Provide better patient management: Expand STAT menu

Aug. 1, 2011

Legionella pneumoniae and Streptococcus pneumoniae urinary antigen assays (UAT)

Rapid tests are both a blessing and a curse. Techs and clinicians need to be aware of these tests' limitations but remember that, within those limitations, they might find some significant information.

A positive UAT gives you a head start on therapy; a negative UAT may not totally rule out suspected infection but, at least, the negative should not be because “I felt crappy and took some pills left over from when my kid had the flu.” Any test that can be run on a serology bench will not take up micro lab space … which is always at a premium!

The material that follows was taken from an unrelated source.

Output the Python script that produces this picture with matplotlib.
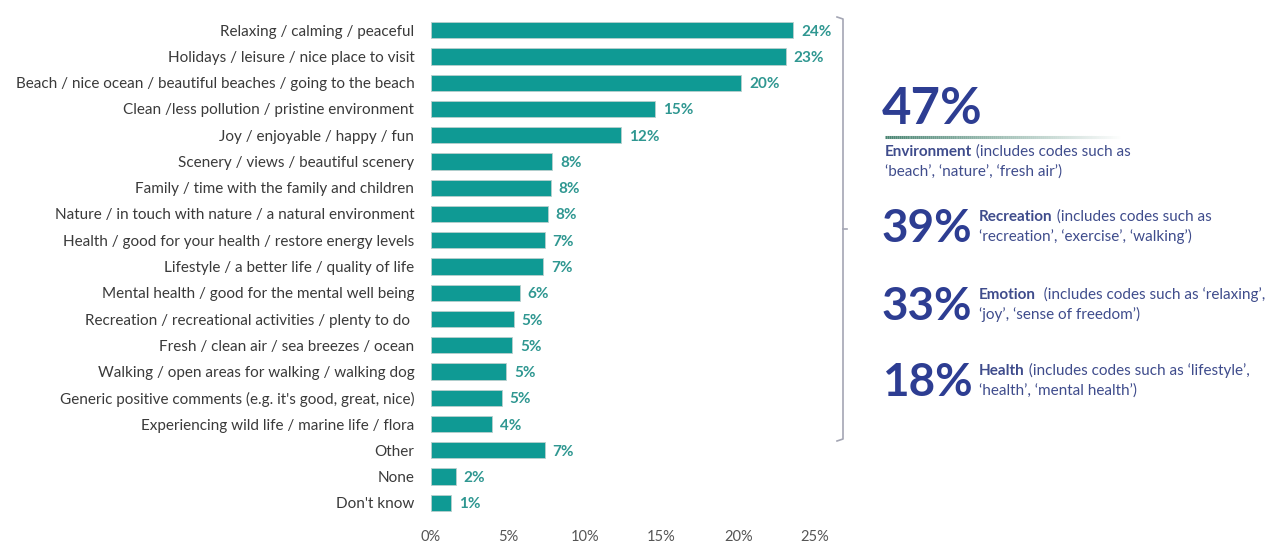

—Chuck Millstein, MBA, MT(ASCP), CLDir(NCA), Retired

Pneumococcal and Legionella UAT

With the medical lab's “boomers” leaving the work force, years of experience with objective, standardized methodologies is being replaced. I am surprised that so many labs have resisted offering real-time antigen detection methods for L pneumophila and S pneumonia and in the differential diagnosis of community-acquired pneumonias (CAPs).

These tests improve the care of adult patients with CAP and have been the focus of two of the most widely referenced organizations: the Infectious Diseases Society of America (IDSA) and the American Thoracic Society (ATS). Why the resistance?

The low yield and infrequent positive impact on clinical care argue against the diagnostic usefulness of common tests (e.g., blood and sputum culture), although these cultures are important for epidemiologic reasons, including antibiogram data useful for treatment guidelines. The sputum Gram stain is only effective if rigidly screened for acceptability and performed by seasoned microbiologists.

Both UAT are recommended by the IDSA and the ATS for CAP guidelines to augment other diagnostic strategies. The advantages of UATs include improved sensitivity over sputum and blood cultures, the availability of urine in patients unable to produce sputum, and rapid turnaround time. The tests remain valid, even after initiation of antibiotics. The major disadvantage to these tests is the lack of an organism for further microbiologic testing.

Pneumococcal UAT: S pneumoniae is the most common cause of CAP and a major pathogen in healthcare-associated pneumonia . The yield of sputum culture for S pneumoniae rapidly decreases with initiation of antibiotics and after 24 hours fewer than 30% of patients with pneumococcal pneumonia will have positive cultures. Many patients are unable to provide adequate sputum specimens.

The pneumococcal UAT detects S pneumoniae C-polysacharide (a cell wall component) which is present in all serotypes. In an analysis of all currently published trials, the pooled sensitivity was 74% and the specificity was 94% compared to traditional culture. Use of the UAT improves diagnostic yield by 23% to 39%.

A number of reasons exist for the increase in diagnostic yield over traditional microbiology:

  • The obvious ease of availability of urine specimens in situations where sputum may not be able to be produced.
  • Also, the UAT will typically remain positive for up to three days after antibiotics are initiated.
  • The IDSA/ATS CAP guidelines recommend the use of pneumococcal UAT in patients with leucopenia, severe liver disease, chronic alcohol abuse, asplenia, pleural effusions, those who fail outpatient therapy, and patients admitted to the intensive-care unit (ICU).
  • The guidelines recommend the use of the pneumococcal UAT in patients who have been initiated on antibiotics. The pneumococcal UAT has decreased specificity in children.
  • The pneumococcal UAT is useful in that a positive result allows narrowing of antibiotics from broad spectrum to targeted therapy for pneumococci alone.

Legionella UAT: Culture is the most important technique for the detection of Legionella species; and if infection due to these organisms is suspected, appropriate cultures should be obtained. The Legionella UAT is the most commonly ordered test for the diagnosis of Legionnaires disease and has a sensitivity of around 70% to 80%, a specificity of >99%, and will usually remain positive for days to weeks after effective treatment is initiated.

IDSA/ATS CAP guidelines recommend the use of the Legionella UAT in patients with pleural effusions, recent travel, alcohol abuse, failure of outpatient therapy, and patients admitted to the ICU. A disadvantage of the Legionella UAT is it only is useful in the detection of disease due to serogroup 1. Approximately 80% to 95% of Legionella infections in the U.S. are due to group 1.

Recommendations for UAT use: 1) Utilize in patients with CAP as specified by IDSA/ATS guidelines, and 2) consider use in patients with hospital-acquired pneumonia as a diagnostic adjunctive test to routine sputum and blood cultures.

Putting the cart before the horse: A few times in the beginning of UAT use, Streptococcus pneumoniae was identified and reported out from a blood and/or sputum culture 48 hours after a patient was admitted with pneumonia. It was only then that an order was placed for the urinary antigen test. I guess you could say that it sort of defeats the whole purpose of the rapid testing idea.